Contrarily, I would propose that one might, just might, consider a third option. This implies venturing for a moment into the Greek ‘interconnected cosmology’, which does not compulsively avoid ambiguities, and accepting that (the) Greeks had to live with two (or more) indeed mutually exclusive realities and yet coped with the inherent paradoxes and inconsistencies. There cannot be any doubt that mythical and (local) cultic personae of a god might diverge dramatically. While attending a tragedy, admiring a mythical scene in visual art, or listening to a mythical tale, one would (in fact one was contextually forced to) identify with a world of mythical identities that were ingrained in everybody from early childhood. This temporarily determined the focus and wiped local identities off the screen. When confronted in cult with the local and functionally specialized—and, through their nearness, more familiar—gods with their surnames, the focus shifted and temporarily pushed the imagery of the mythical god to the background. Indeed as Veyne wrote: “a mental cleft separated gods as mythical figures from the gods as objects of the piety of the believers.” Yet (the) Greeks managed to cope with these two religious realities, both stored in their mental stock, by shifting from one to another and back, whenever the context or situation required it.

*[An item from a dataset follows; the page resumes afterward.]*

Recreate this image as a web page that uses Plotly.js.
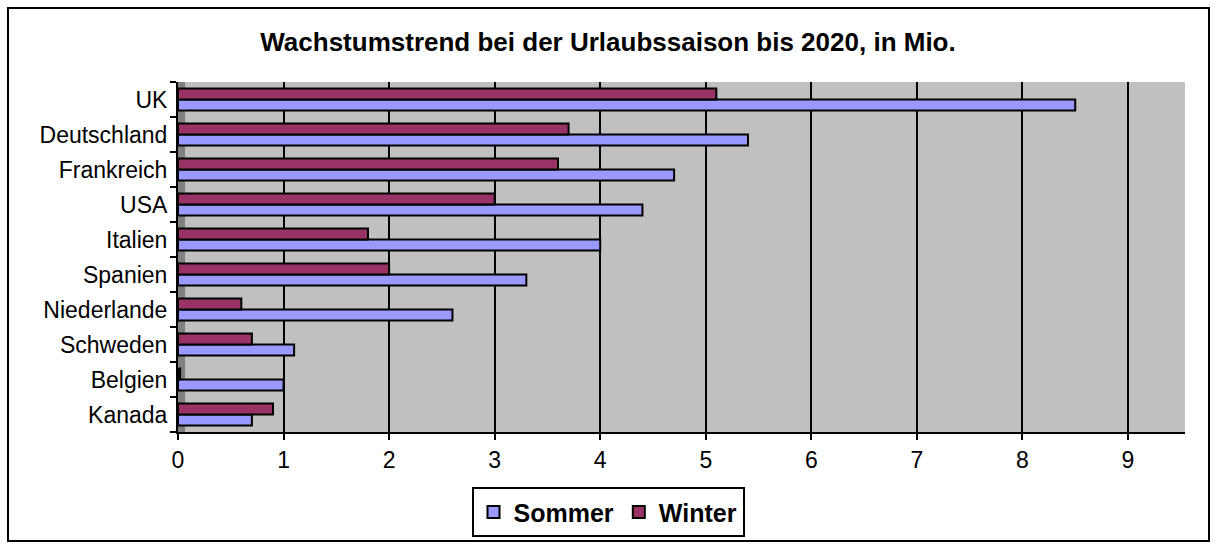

The fact that e.g. Zeus Meilichios is not the same god as Zeus Olympios is inter alia corroborated by aspects of his iconography; that in other respects the gods may have been understood as having the same identity is suggested by the common name. Different and the same. We have seen it before and will see it time and again. In the domain of religion (the) Greeks had no insurmountable problems with double identities up till the moment that they were questioned on it. The questions, however, are ours. [H.S. Versnel, Coping with the Gods, pp 84-86]

One might say, ambiguity, paradox, and inconsistency are hallmarks of mythology, of polyalethic religious thought in general.

Once you start looking for this translatability between world-views, you can see it everywhere, among modern paganisms too. For example, Wiccans have picked up this ancient pagan principle, to interpret the gods of many cultures by gender, as God and Goddess. As they say, all goddesses are the Goddess, all gods are the God.

Listen to the words of the Great Mother, who was of old also called Artemis; Astarte; Diana; Melusine; Aphrodite; Cerridwen; Dana; Arianrhod; Isis; Bride; and by many other names. [Doreen Valiente, The Charge of the Goddess]

Going a little bit further, Jungian pagans speak of gods as “archetypes”, a purely psychological explanation of the gods, that nevertheless does not deny their power. In this way they translate between a “religious” perspective full of gods and a “psychological” perspective absent of gods, neither perspective denying the other.

Even the Christian concept of the Trinity of God is a tiny bit of polyaletheia, squished into a “divine mystery”, the precise details of which are monoalethically fixed in creed. There are three Persons of God, which are not identical. But they are all the one God, etc.